Racing

A Dominant Display

From our correspondent in Western Victoria comes the following, but be warned, the name at the end might surprise a few . . . .

Comment: Victorian and national championships were an annual occurrence. The Nationals were contested over seven heats plus one practice race. The States were contested over five heats. That’s 13 races a year associated with the championships. Over a five year period that equates to 65 races. In the period of 1977 to 1982, one race stands out from the rest because it was dominated by one skipper. The second place getter was a good 30 minutes astern. That’s a championship race, not a club race.

The venue was Cairn Curran. It was a Victorian Championship. The wind was absolutely howling. Well above the recommended limit for the class. There is something to remember about the recommended limit.

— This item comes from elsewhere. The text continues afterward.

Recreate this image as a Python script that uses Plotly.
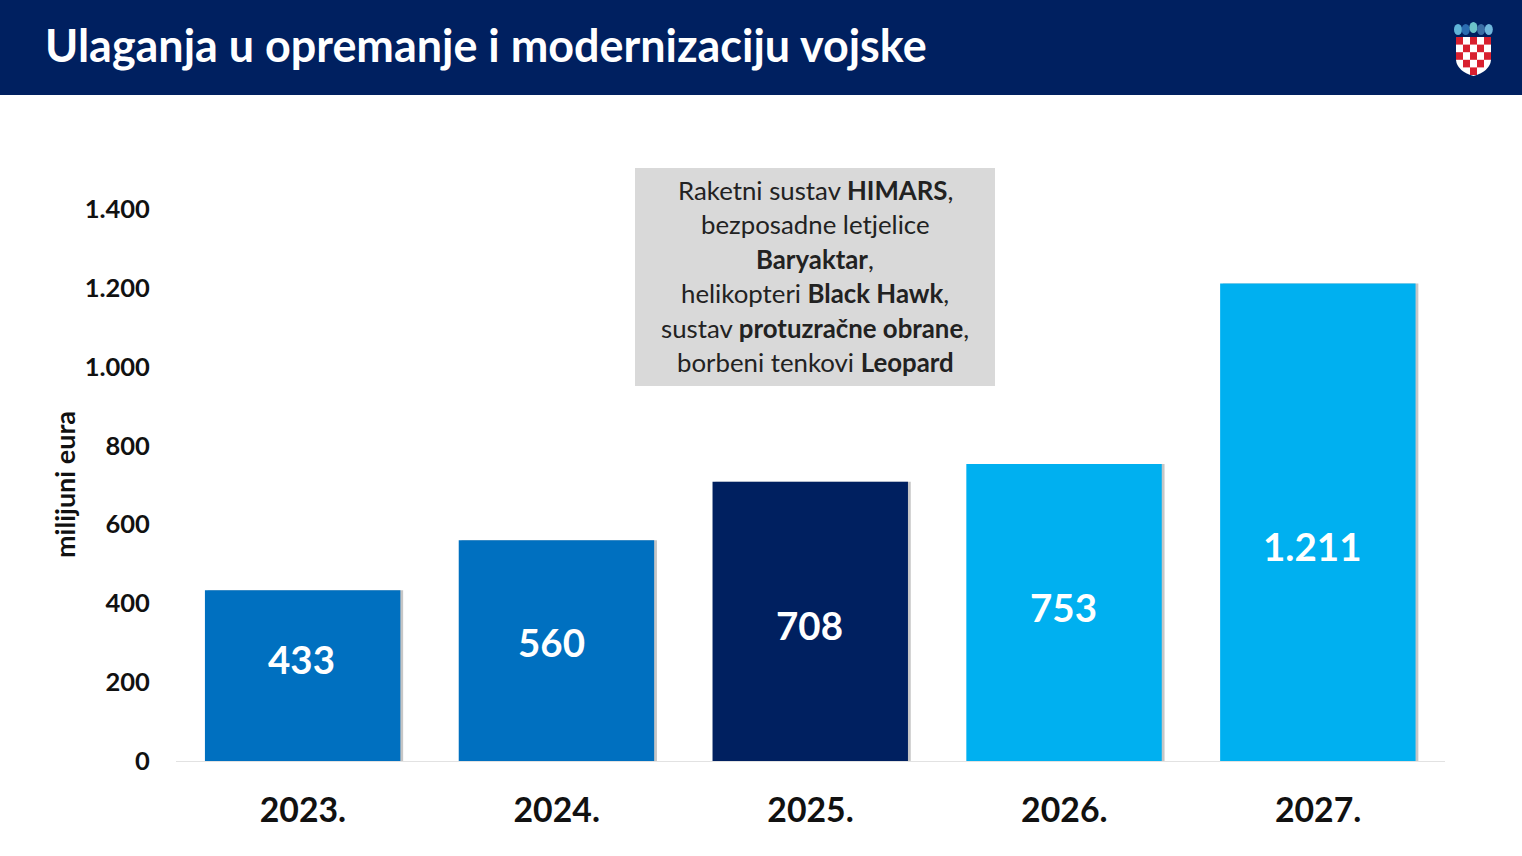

It was just a recommendation. This was a championship. A championship is meant to be a test of boat and skipper. The race officials let the race go on.

Out we all went. Sailing in survival mode. Well, most of us were in survival mode. Craig Ginnivan was in race mode. He conquered the conditions and not only led the race from start to finish but won by a good half an hour.

It was a dominant performance. There was a high retirement rate, but credit to the race officials for allowing the fleet to be tested in this way. Picture how far a Sailfish will travel in half an hour in a stiff breeze. In 65 championship races over those years, nobody dominated a race like this.